New Delhi: Almost 250 million adults consume smokeless tobacco in India and 10 other countries in WHO's South-East Asia Region, accounting for 90 per cent global smokeless tobacco users, according to WHO.
The world health body said the figure is in addition to 250 million smokers in the region.
Given the high number of users and serious health consequences of tobacco use, nations in the region have set a target for 30 per cent reduction in prevalence of current tobacco use by persons over 15 years age.
The WHO said oral cancer is the most common cancer caused by smokeless tobacco and the SE-Asia Region carries the highest burden of oral cancer with over 95,000 oral cancer cases each year.
International Agency for Research on Cancer (IARC) said over half of all oral cancers in Asia are caused by tobacco.
Oral cancer affects the poor, who have a greater exposure to smokeless tobacco.
Studies in Bangladesh, India, Indonesia, Sri Lanka and Thailand have shown that both smoking and use of smokeless tobacco are more prevalent among the less educated and illiterate population.
Smokeless tobacco is associated with a 2–4 times increase in risk for cardiovascular diseases. Asian studies indicate that mortality risk for women who consume smokeless tobacco is higher than that for men.
Use of smokeless tobacco in pregnancy is linked to stillbirths and has 2–3 times higher risk of low birth weight babies.
"Use of smokeless tobacco is rampant in South East Asia.

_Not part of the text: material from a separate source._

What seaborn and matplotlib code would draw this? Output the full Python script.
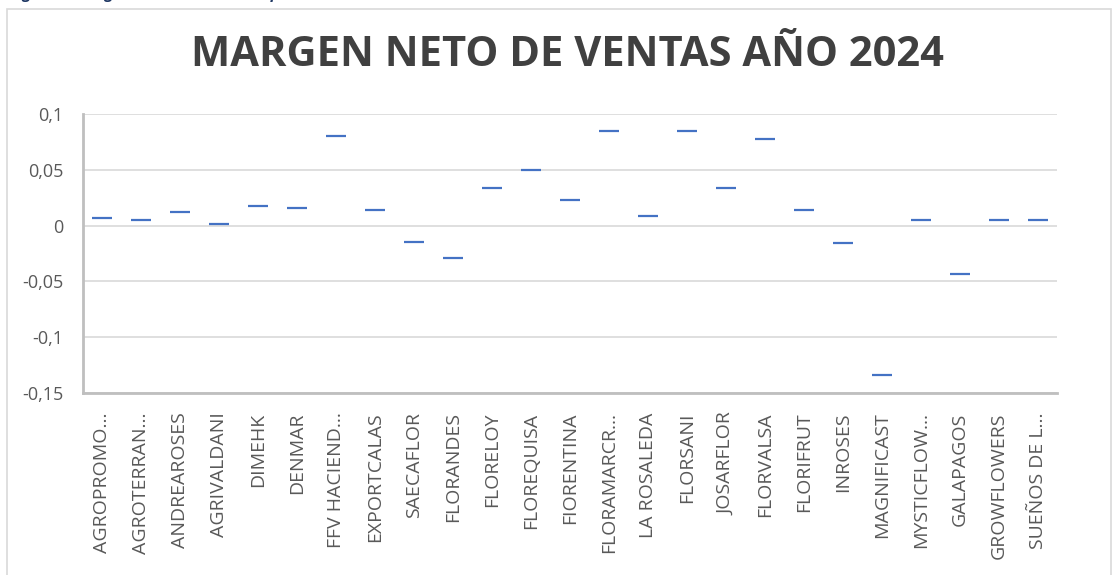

Lack of public awareness and incomplete knowledge about the harmful effects of smokeless tobacco are powerful obstacles in creating effective tobacco control policies," WHO Regional Director (South-East Asia) Samlee Plianbangchang said.
The WHO said a study of health care costs attributable to tobacco in India estimated that in 2004, the direct medical costs of treating smokeless tobacco-related diseases amounted to USD 285 million.
The indirect morbidity costs of smokeless tobacco use which includes the cost of caregivers and value of work loss due to illness amounted to USD 104 million. Thus the total cost of diseases caused by smokeless tobacco use was USD 389 million (about Rs 1,790 crore) in 2004, the world body said.
While many people are aware that tobacco is dangerous, the majority of users are not aware about the lethal connection between chewing tobacco and fatal diseases like cancers or that product like betel quid or mishri or gutka are dangerous.
About misinformation of chewing tobacco, WHO said many use it to cleanse teeth, as a breath freshener, for toothache, to relieve gastric disturbances, to ease abdominal pain to relieve stress and even as an antidote for morning sickness.
This lack of awareness likely contributes to the low number of quit attempts for smokeless tobacco users in the Region, it said, adding that the percentages of users who made a quit attempt in the past year was very low in Bangladesh 29 per cent, India 35 per cent and Thailand 22 per cent.
The Framework Convention on Tobacco Control (FCTC) has been ratified by all countries in WHO's South-East Asia Region except Indonesia.
Some commendable legislative actions for tobacco control include the government's decision to increase pictorial warning sizes to cover 85 per cent of the front and back of the cigarette packets in Thailand and 45 per cent in Sri Lanka.
It said revenue earned through increase taxes and pricing policies for tobacco products have been effectively used in many countries to help reduce tobacco consumption.